Born in Cuba in 1915, Carmen Herrera is the oldest contemporary artist on earth. However, her work was stifled until the early 2000s. She didn’t even sell her first piece of artwork until she was 81 years old. The 100 Years Show chronicles the misfortune of Herrera’s talent being overlooked because of her gender and nationality—but the story is undeniably inspiring as it illustrates Herrera’s creative endurance and the power of art to sustain itself for a lifetime.
Director: Morgan Neville
Starring: Orson Welles, Frank Marshall, Peter Bogdanovich
Runtime: 98 minutes
Orson Welles was dubbed Hollywood’s golden boy after directing Citizen Kane. A perfectionist and cinematic visionary, Welles was held to a higher standard than any other director of his time. After struggling to uphold his reputation, The Other Side of the Wind was poised to redeem his career, but he died before completing it. The incomplete film remained locked in a vault for nearly four decades—until 2018.
They’ll Love Me When I’m Dead is a riveting snapshot of Orson Welles’ creative genius and his attempt to create a genre-bending film, or what he called “a departure from [traditional] movie-making.” If this documentary doesn’t give you an appreciation for Welles’ creativity, it’s certain to instill a sense of urgency to act upon your own creative impulses.
Director: Barry Avrich
Starring: Marina Abramovic, Katherine Arnold, Amy Cappellazzo, and more
Runtime: 84 minutes
How does talent find an audience? How does power decide access? What—if anything—is a fair price tag to place on creative ingenuity?
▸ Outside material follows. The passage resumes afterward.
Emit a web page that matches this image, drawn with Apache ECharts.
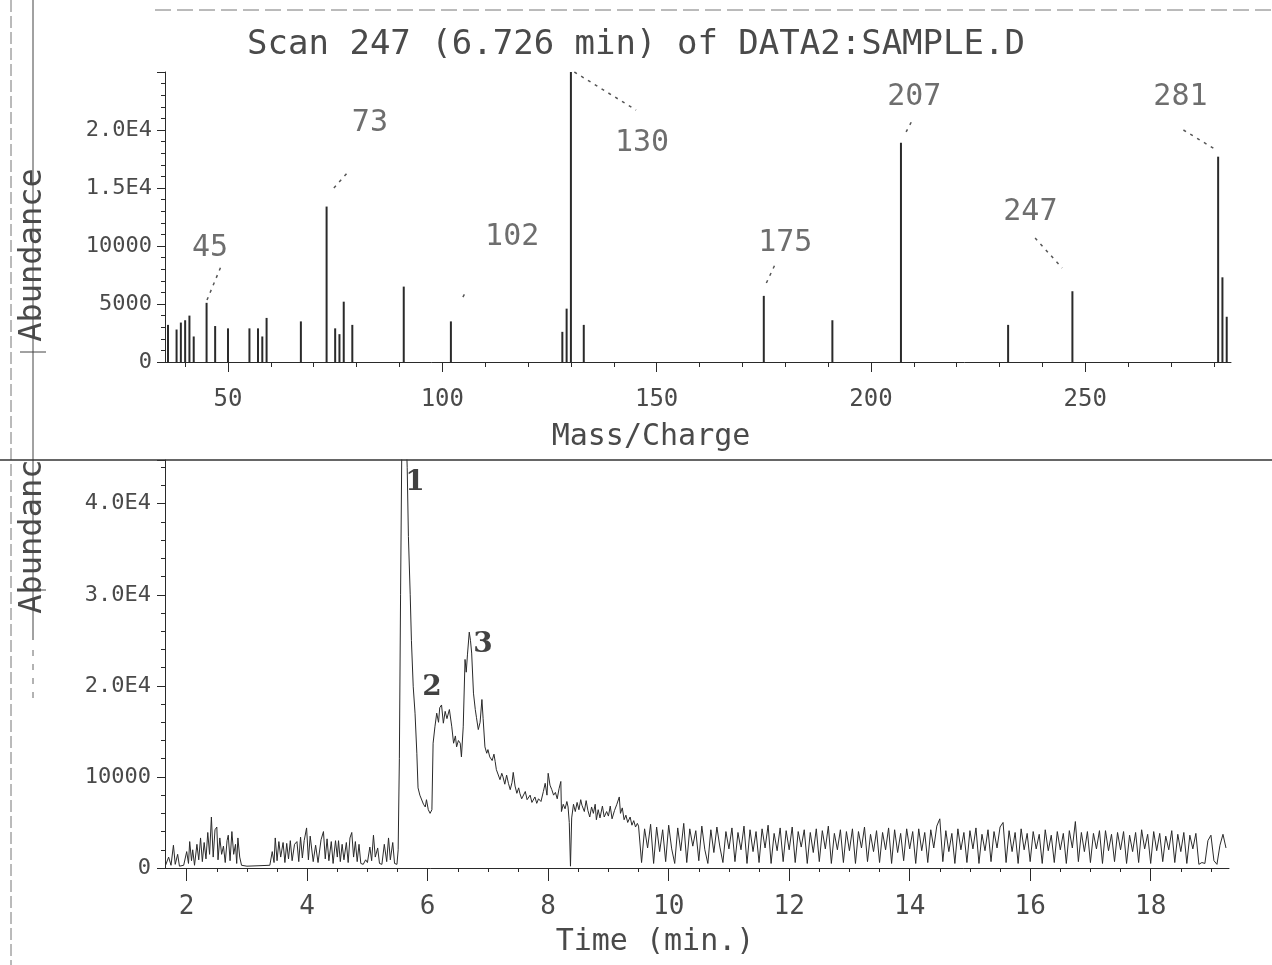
<!DOCTYPE html>
<html><head><meta charset="utf-8">
<script src="https://cdn.jsdelivr.net/npm/echarts@6/dist/echarts.min.js"></script>
<style>html,body{margin:0;padding:0;background:#fff}#c{width:1272px;height:965px}</style>
</head><body><div id="c"></div>
<script>
// ---------- Mass spectrum (scan 247) ----------
const massCharge = [36,38,39,40,41,42,45,47,50,55,57,58,59,67,73,75,76,77,79,91,102,128,129,130,133,175,191,207,232,247,281,282,283];
const abundance  = [3200,2800,3400,3600,4000,2200,5100,3100,2900,2900,2900,2200,3800,3500,13400,2900,2400,5200,3200,6500,3500,2600,4600,25000,3200,5700,3600,18900,3200,6100,17700,7300,3900];
const massMajorTicks = [50,100,150,200,250];
const massMinorTicks = [40,50,60,70,80,90,100,110,120,130,140,150,160,170,180,190,200,210,220,230,240,250,260,270,280];
const abundanceTickValues = [0,5000,10000,15000,20000];
const abundanceTickLabels = ['0','5000','10000','1.5E4','2.0E4'];
const peakLabelNames = ['45','73','102','130','175','207','247','281'];
const peakLabelMz    = [45.8,83.1,116.3,146.6,180.0,210.1,237.2,272.2];
const peakLabelAbund = [9830,20600,10780,18880,10260,22840,12930,22840];
const leaderFrom = [[45.1,5340],[74.7,15000],[104.8,5600],[130.8,25000],[175.6,6810],[208.2,19830],[238.3,10690],[272.9,20000]];
const leaderTo   = [[48.6,8450],[78.2,16460],[105.4,6000],[145.2,21720],[177.9,8620],[209.9,21030],[244.6,8100],[280.6,18270]];

// ---------- Total ion chromatogram ----------
const ticPrePeak = [[1.65,300],[1.70,1200],[1.74,300],[1.78,2500],[1.81,400],[1.85,1500],[1.88,200],[1.95,300],[2.00,1800],[2.03,500],[2.05,2900],[2.08,800],[2.10,2000],[2.13,300],[2.17,2600],[2.20,900],[2.23,3300],[2.26,700],[2.29,2800],[2.32,1000],[2.35,3900],[2.38,1500],[2.41,5600],[2.44,1200],[2.47,4200],[2.50,4500],[2.52,900],[2.55,3300],[2.58,1500],[2.61,2400],[2.64,600],[2.67,3000],[2.69,3600],[2.72,800],[2.75,4000],[2.78,1500],[2.81,2600],[2.83,500],[2.85,3300],[2.88,1200],[2.91,300],[3.00,200],[3.20,250],[3.38,300],[3.42,1800],[3.45,600],[3.47,3300],[3.50,800],[3.53,2900],[3.56,1200],[3.60,2800],[3.63,600],[3.66,2700],[3.69,1000],[3.72,3000],[3.75,800],[3.79,2600],[3.83,2900],[3.86,700],[3.89,3400],[3.92,1100],[3.95,3000],[3.99,4400],[4.02,900],[4.05,3500],[4.07,3600],[4.10,700],[4.14,2500],[4.18,600],[4.23,3100],[4.27,4000],[4.30,1000],[4.33,3200],[4.36,800],[4.40,2900],[4.43,500],[4.47,3000],[4.50,1200],[4.52,3000],[4.55,700],[4.58,2600],[4.61,900],[4.65,2800],[4.68,600],[4.71,3300],[4.74,3900],[4.77,1200],[4.80,2900],[4.83,700],[4.86,2600],[4.89,500],[4.93,400],[4.97,900],[5.00,600],[5.04,2300],[5.07,800],[5.10,3600],[5.13,1200],[5.17,2200],[5.20,500],[5.24,400],[5.28,2600],[5.32,700],[5.35,3300],[5.38,900],[5.42,2800],[5.45,500],[5.49,400]];
const ticPeakRegion = [[5.51,2000],[5.53,12000],[5.55,30000],[5.57,46000],[5.60,52000],[5.63,50000],[5.66,44000],[5.68,36400],[5.71,30000],[5.73,25000],[5.76,19900],[5.79,17000],[5.82,12600],[5.84,8800],[5.87,8000],[5.90,8200],[5.93,7000],[5.96,6700],[5.98,7500],[6.01,6400],[6.04,6000],[6.07,6400],[6.09,13700],[6.12,15500],[6.15,17000],[6.18,16000],[6.20,17600],[6.23,17900],[6.26,15900],[6.29,17200],[6.32,16400],[6.36,17400],[6.40,15500],[6.43,13700],[6.46,14500],[6.48,13300],[6.51,14000],[6.54,13700],[6.56,12200],[6.59,15500],[6.62,22900],[6.64,21500],[6.66,23400],[6.69,25900],[6.71,25000],[6.73,23600],[6.76,19200],[6.79,17400],[6.81,16500],[6.84,15200],[6.87,16000],[6.90,18500],[6.92,16400],[6.95,13300],[6.98,12600],[7.00,13000],[7.03,12200],[7.07,11800],[7.10,12500],[7.12,11700],[7.14,10800],[7.17,11000],[7.20,9700],[7.23,10400],[7.25,10000],[7.28,9200],[7.31,10200],[7.34,9300],[7.37,8600],[7.40,9400],[7.42,10500],[7.45,9000],[7.48,8200],[7.51,8800],[7.53,8200],[7.56,7600],[7.59,7800],[7.62,8400],[7.65,7500],[7.70,8000],[7.73,7200],[7.75,7100],[7.78,7800],[7.81,7100],[7.84,7600],[7.88,7300],[7.92,8400],[7.95,9300],[7.98,8000],[8.00,10400],[8.03,9100],[8.06,8600],[8.09,8000],[8.12,8300],[8.15,7600],[8.18,8700],[8.21,9500],[8.22,6200],[8.25,7000],[8.28,6500],[8.31,7300],[8.33,6700],[8.35,5000],[8.37,200],[8.39,5500],[8.42,7000],[8.45,6200],[8.48,7200],[8.51,6400],[8.54,7500],[8.56,6900],[8.60,6200],[8.63,7400],[8.66,6300],[8.69,5600],[8.72,6700],[8.75,6000],[8.78,7000],[8.80,5300],[8.83,6400],[8.86,5500],[8.90,6800],[8.93,5600],[8.97,6200],[9.00,5700],[9.03,6800],[9.06,5400],[9.10,6300],[9.14,7000],[9.18,7800],[9.20,6000],[9.23,6600],[9.26,5300],[9.29,5800],[9.32,5000],[9.36,5600],[9.39,4700],[9.42,5200],[9.45,4500],[9.48,4900]];
const ticTailStart = 9.50;   // min, first scan of the tail segment
const ticTailScanStep = 0.05; // min between tail scans
const ticTailValues = [
 4600,600,4300,2200,4800,500,4500,1800,4200,700,
 4700,2100,500,4400,1900,4900,600,4300,2400,4100,
 800,4600,2000,500,4200,1700,4500,2300,600,4000,
 2100,4400,700,3900,2000,4600,500,4200,1800,4000,
 600,4300,2200,4700,500,3800,1900,4400,700,4100,
 2000,4500,600,4000,2300,4200,500,3900,1700,4300,
 700,4100,2100,4600,500,3800,2000,4200,600,4000,
 1900,4300,500,4000,2200,4500,700,3700,1800,4100,
 600,3900,2000,4400,500,4200,1700,3800,800,4300,
 2100,4000,500,4300,1900,3900,600,4200,2200,4600,
 5400,700,4100,1800,3800,500,4300,2000,3900,600,
 4100,2100,4400,500,3700,1900,4200,700,4000,2200,
 4500,5000,600,4100,1800,3900,500,4300,2000,3800,
 700,4000,2100,3700,500,4200,1900,3600,600,4000,
 2000,3800,500,4100,2200,5100,700,3900,1800,4000,
 600,3800,2100,4100,500,4100,1900,3700,700,3900,
 2000,4000,500,3600,1800,3900,600,4200,2100,3700,
 500,4000,1900,3800,700,3500,2000,4100,600,3700,
 1800,3900,500,3600,2100,3800,400,600,500,3000,
 3600,800,400,2500,3700,2200];
const timeMajorTicks = [2,4,6,8,10,12,14,16,18];
const timeMinorTicks = [2,2.5,3,3.5,4,4.5,5,5.5,6,6.5,7,7.5,8,8.5,9,9.5,10,10.5,11,11.5,12,12.5,13,13.5,14,14.5,15,15.5,16,16.5,17,17.5,18,18.5,19];
const ticTickValues = [0,10000,20000,30000,40000];
const ticTickLabels = ['0','10000','2.0E4','3.0E4','4.0E4'];
const chromPeakNames = ['1','2','3'];
const chromPeakTimes = [5.79,6.07,6.92];
const chromPeakAbund = [42300,19800,24500];

// ---------- build ----------
const MONO = '"DejaVu Sans Mono", monospace';
const INK = '#2a2a2a';
const TXT = '#4a4a4a';

const ticData = ticPrePeak.concat(ticPeakRegion,
  ticTailValues.map((v, i) => [+(ticTailStart + i * ticTailScanStep).toFixed(2), v]));

function lookup(values, labels) {
  return function (v) { const i = values.indexOf(v); return i >= 0 ? labels[i] : ''; };
}

const chart = echarts.init(document.getElementById('c'), null, {renderer: 'canvas'});
chart.setOption({
  animation: false,
  backgroundColor: '#fff',
  title: {
    text: 'Scan 247 (6.726 min) of DATA2:SAMPLE.D',
    left: 'center', top: 28, padding: 0,
    textStyle: {fontFamily: MONO, fontWeight: 'normal', fontSize: 34, color: TXT}
  },
  grid: [
    {left: 165, right: 41, top: 72, bottom: 603},
    {left: 165, right: 43, top: 460, bottom: 97}
  ],
  xAxis: [
    {gridIndex: 0, type: 'value', min: 35.3, max: 284, position: 'bottom',
     axisLine: {show: true, lineStyle: {color: INK, width: 1}},
     axisTick: {show: true, length: 5, customValues: massMinorTicks, lineStyle: {color: INK}},
     axisLabel: {show: false}, splitLine: {show: false}},
    {gridIndex: 0, type: 'value', min: 35.3, max: 284, position: 'bottom',
     axisLine: {show: false},
     axisTick: {show: true, length: 10, customValues: massMajorTicks, lineStyle: {color: INK}},
     axisLabel: {show: true, customValues: massMajorTicks, margin: 26, fontFamily: MONO, fontSize: 24, color: TXT},
     splitLine: {show: false},
     name: 'Mass/Charge', nameLocation: 'middle', nameGap: 60,
     nameTextStyle: {fontFamily: MONO, fontSize: 30, color: TXT, padding: [0, 94, 0, 0]}},
    {gridIndex: 1, type: 'value', min: 1.64, max: 19.3, position: 'bottom', offset: 4,
     axisLine: {show: true, lineStyle: {color: INK, width: 1}},
     axisTick: {show: true, length: 4, customValues: timeMinorTicks, lineStyle: {color: INK}},
     axisLabel: {show: false}, splitLine: {show: false}},
    {gridIndex: 1, type: 'value', min: 1.64, max: 19.3, position: 'bottom', offset: 4,
     axisLine: {show: false},
     axisTick: {show: true, length: 9, customValues: timeMajorTicks, lineStyle: {color: INK}},
     axisLabel: {show: true, customValues: timeMajorTicks, margin: 22, fontFamily: MONO, fontSize: 26, color: TXT},
     splitLine: {show: false},
     name: 'Time (min.)', nameLocation: 'middle', nameGap: 55,
     nameTextStyle: {fontFamily: MONO, fontSize: 30, color: TXT, padding: [0, 84, 0, 0]}}
  ],
  yAxis: [
    {gridIndex: 0, type: 'value', min: 0, max: 25000, interval: 5000,
     axisLine: {show: true, lineStyle: {color: INK, width: 1}},
     axisTick: {show: true, length: 8, lineStyle: {color: INK}},
     minorTick: {show: true, splitNumber: 5, length: 4, lineStyle: {color: INK}},
     axisLabel: {show: true, margin: 13, fontFamily: MONO, fontSize: 22, color: TXT,
                 formatter: lookup(abundanceTickValues, abundanceTickLabels)},
     splitLine: {show: false}},
    {gridIndex: 1, type: 'value', min: 0, max: 44800, interval: 10000,
     axisLine: {show: true, lineStyle: {color: INK, width: 1}},
     axisTick: {show: true, length: 8, lineStyle: {color: INK}},
     minorTick: {show: true, splitNumber: 5, length: 4, lineStyle: {color: INK}},
     axisLabel: {show: true, margin: 14, fontFamily: MONO, fontSize: 22, color: TXT,
                 formatter: lookup(ticTickValues, ticTickLabels)},
     splitLine: {show: false}}
  ],
  series: [
    {type: 'bar', xAxisIndex: 0, yAxisIndex: 0, barWidth: 2, silent: true,
     itemStyle: {color: INK},
     data: massCharge.map((m, i) => [m, abundance[i]])},
    {type: 'scatter', xAxisIndex: 0, yAxisIndex: 0, symbolSize: 1, silent: true,
     itemStyle: {color: 'rgba(0,0,0,0)'},
     label: {show: true, position: 'inside', formatter: '{b}', fontFamily: MONO, fontSize: 30, color: TXT},
     data: peakLabelNames.map((n, i) => ({name: n, value: [peakLabelMz[i], peakLabelAbund[i]]}))},
    {type: 'lines', coordinateSystem: 'cartesian2d', xAxisIndex: 0, yAxisIndex: 0, silent: true,
     lineStyle: {color: '#555', width: 1.5, type: [3, 5], opacity: 1},
     data: leaderFrom.map((p, i) => ({coords: [p, leaderTo[i]]}))},
    {type: 'line', xAxisIndex: 2, yAxisIndex: 1, showSymbol: false, symbol: 'none', silent: true,
     clip: true, lineStyle: {color: INK, width: 1}, data: ticData},
    {type: 'scatter', xAxisIndex: 2, yAxisIndex: 1, symbolSize: 1, silent: true,
     itemStyle: {color: 'rgba(0,0,0,0)'},
     label: {show: true, position: 'inside', formatter: '{b}', fontFamily: '"DejaVu Serif", serif',
             fontWeight: 'bold', fontSize: 28, color: '#111'},
     data: chromPeakNames.map((n, i) => ({name: n, value: [chromPeakTimes[i], chromPeakAbund[i]]}))}
  ],
  graphic: [
    {type: 'line', z: 5, shape: {x1: 155, y1: 10, x2: 1272, y2: 10}, style: {stroke: '#777', lineWidth: 1, lineDash: [16, 6]}},
    {type: 'line', z: 5, shape: {x1: 11, y1: 0, x2: 11, y2: 965}, style: {stroke: '#777', lineWidth: 1, lineDash: [12, 4]}},
    {type: 'text', z: 10, x: 33, y: 255, rotation: Math.PI / 2,
     style: {text: 'Abundance', align: 'center', verticalAlign: 'middle', textAlign: 'center', textVerticalAlign: 'middle',
             fontFamily: MONO, fontSize: 32, fill: TXT}},
    {type: 'text', z: 10, x: 33, y: 527, rotation: Math.PI / 2,
     style: {text: 'Abundance', align: 'center', verticalAlign: 'middle', textAlign: 'center', textVerticalAlign: 'middle',
             fontFamily: MONO, fontSize: 32, fill: TXT}},
    {type: 'rect', z: 11, shape: {x: 14, y: 400, width: 40, height: 59}, style: {fill: '#fff'}},
    {type: 'line', z: 12, shape: {x1: 33, y1: 0, x2: 33, y2: 640}, style: {stroke: '#444', lineWidth: 1}},
    {type: 'line', z: 12, shape: {x1: 33, y1: 650, x2: 33, y2: 700}, style: {stroke: '#666', lineWidth: 1, lineDash: [6, 8]}},
    {type: 'line', z: 12, shape: {x1: 20, y1: 352, x2: 46, y2: 352}, style: {stroke: '#444', lineWidth: 1}},
    {type: 'line', z: 12, shape: {x1: 20, y1: 590, x2: 46, y2: 590}, style: {stroke: '#444', lineWidth: 1}},
    {type: 'line', z: 12, shape: {x1: 0, y1: 460, x2: 1272, y2: 460}, style: {stroke: '#333', lineWidth: 1.5}}
  ]
});
</script>
</body></html>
These are the questions Blurred Lines explores through the eyes of renowned artists such as Julian Schnabel, and the powerful players who propel the commercial art industry: insiders from MoMA and Art Basel, gallerists, traders, and more. If you want a candid, amoral look inside the cut-throat business of elite art, grab some popcorn and press play.
Director: Tony Shaff
Runtime: 90 minutes
For more than seven decades, Highlights has shaped the lives of kids from the baby boom generation up to today’s digital natives. The family-owned magazine is an anomaly, with its print edition thriving since 1946 without having sold a single advertisement.
This heartwarming film documents the decisions that go into designing, writing, and producing each 44-page magazine as well as how Highlights is transitioning to the screen while preserving its tradition. Despite the lighthearted tone, the film is packed with insights into product-market fit and how to create work that stands the test of time. 44 Pages oozes nostalgia, so get ready for a trip down memory lane.
Directors: Luis Lopez and Clay Tweel
Runtime: 99 minutes
Since 1986, 3D printers have built engine parts, braces for teeth, and even artificial human organs. But now, well into the 21st century, 3D printing is ramping up to be the next wave of the technological revolution. It’s a gold rush, but the question remains: which creators will come out on top?
Print the Legend looks behind the scenes at four competitors—3D ystems, Stratasys, MakerBot, and Formlabs—as they race to elevate 3-D printing from a fringe, tech-nerd niche into a mass-market consumer product that anyone can have on their desktop.
Director: Eddie Martin
Starring: Anthony Lister
Runtime: 86 minutes
Anthony Lister was destined to be an artist from childhood. Growing up in Australia, he reveled in the street art that surrounded him, and his parents encouraged him to draw whatever popped into his head. Lister quickly became an international icon, selling his works for five-figure checks and rubbing elbows with celebrities such as Paris Hilton. But as Lister built his career, his family life crumbled.
In Have You Seen the Listers? Anthony opens up about his complicated relationship with fame, his inner demons, and his struggle to subvert conservative Australian culture through art. The film is a must-watch for up-and-coming creatives to see the flip-side of stardom.
Directors: Michael Fiore and Erik Sharkey
Starring: Floyd Norman
Runtime: 94 minutes
When Floyd Norman was a kid, he heard he could never have a career at Disney’s studio. “They don’t hire blacks,” is what his peers told him. Norman wasn’t having it though, and within a few years, he was animating The Jungle Book as Disney’s first black employee. During his tenure working under Walt Disney, Norman floated between animator, layout artist, storyboard artist, and writer until he was let go in 1965. But his creative tank was far from empty.
This documentary blends interviews and archival footage to tell the fascinating story of Floyd Norman the animator, but more importantly, the story of Floyd Norman the man—who paved a path for black creatives in show business.
Director: Marissa Stotter
Starring: Kelly Sue DeConnick, Karen Berger, Jenette Kahn, and more
Runtime: 70 minutes
It’s no question that female creatives have been—and often still are—overshadowed by their male counterparts. But one niche industry in which women’s creative achievements are most impressive yet vastly underappreciated is comic books.
She Makes Comics is comprised of eclectic interviews including underground comic artist Joyce Farmer, Comic-Con administrator Jackie Estrada, and a host of writers and critics. Uplifting, thought-provoking, and fearless, this documentary adds an important perspective to the conversation about gender equality in the creative field.